Let’s build a new simulation function to compute a statistic for many resamples. We’ll write it here, and it’s in our library for you to use.

def bootstrap_statistic(sample, compute_statistic, num_trials): 
    """
    Creates num_trials resamples of the initial sample.
    Returns an array of the provided statistic for those samples.

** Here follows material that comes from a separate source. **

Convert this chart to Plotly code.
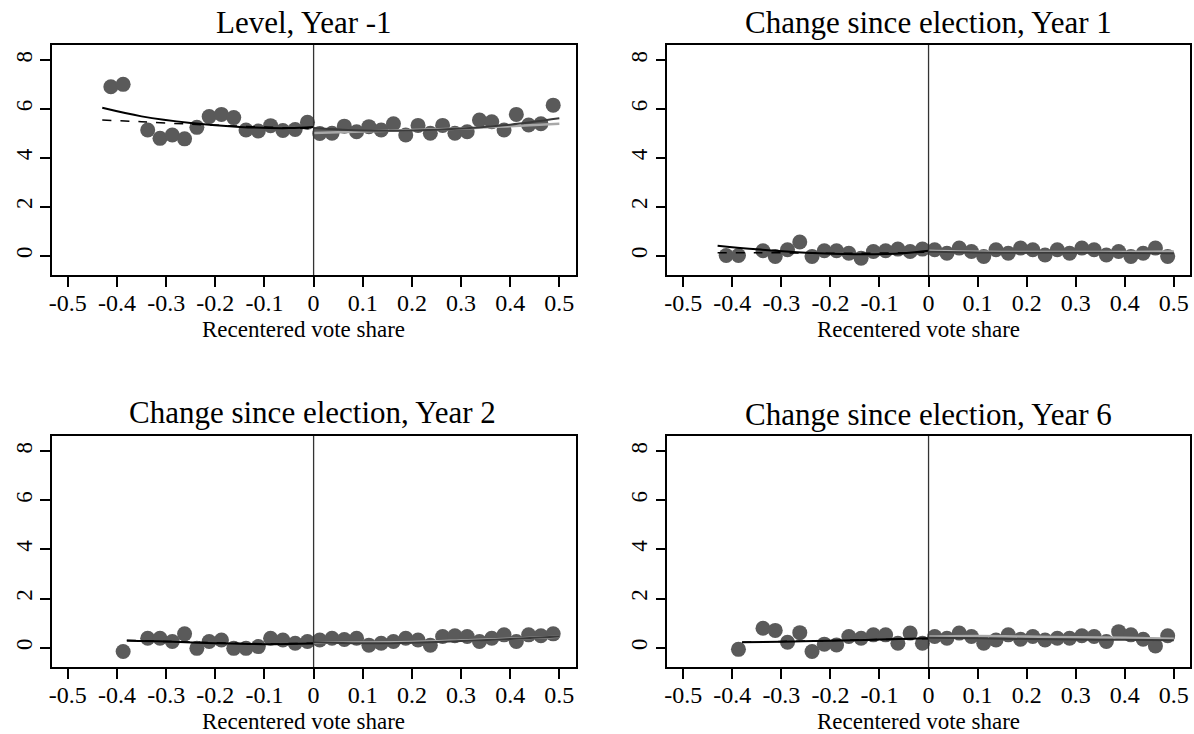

    * sample: the initial sample, as an array.
    
    * compute_statistic: a function that takes a sample as 
                         an array and returns the statistic for that
                         sample. 
    
    * num_trials: the number of bootstrap samples to create.

    """
    statistics = make_array()
    
    for i in np.arange(0, num_trials): 
        #Key: in bootstrapping we must always sample with replacement 
        simulated_resample = np.random.choice(sample, len(sample))
        
        resample_statistic = compute_statistic(simulated_resample)
        statistics = np.append(statistics, resample_statistic)
    
    return statistics
results = bootstrap_statistic(data_job_salaries, np.median, 1000)
table = Table().with_columns("Yearly Salary (USD)", results)
plot = table.hist("Yearly Salary (USD)", bins=np.arange(87000,100000,1000))
plot.set_title("Bootstrap 1000 Times \n Sample Size="+str(data_jobs.num_rows))
plot.dot(data_salary_median)
../_images/24-bootstrapping_28_0.png

The above histogram captures the variability we see in the median salary in our resamples. That variability matches the variability we’d see in repeatedly sampling the whole population. We’ll see in the next lecture how to quantify the variability when estimating the median salary for the whole the population.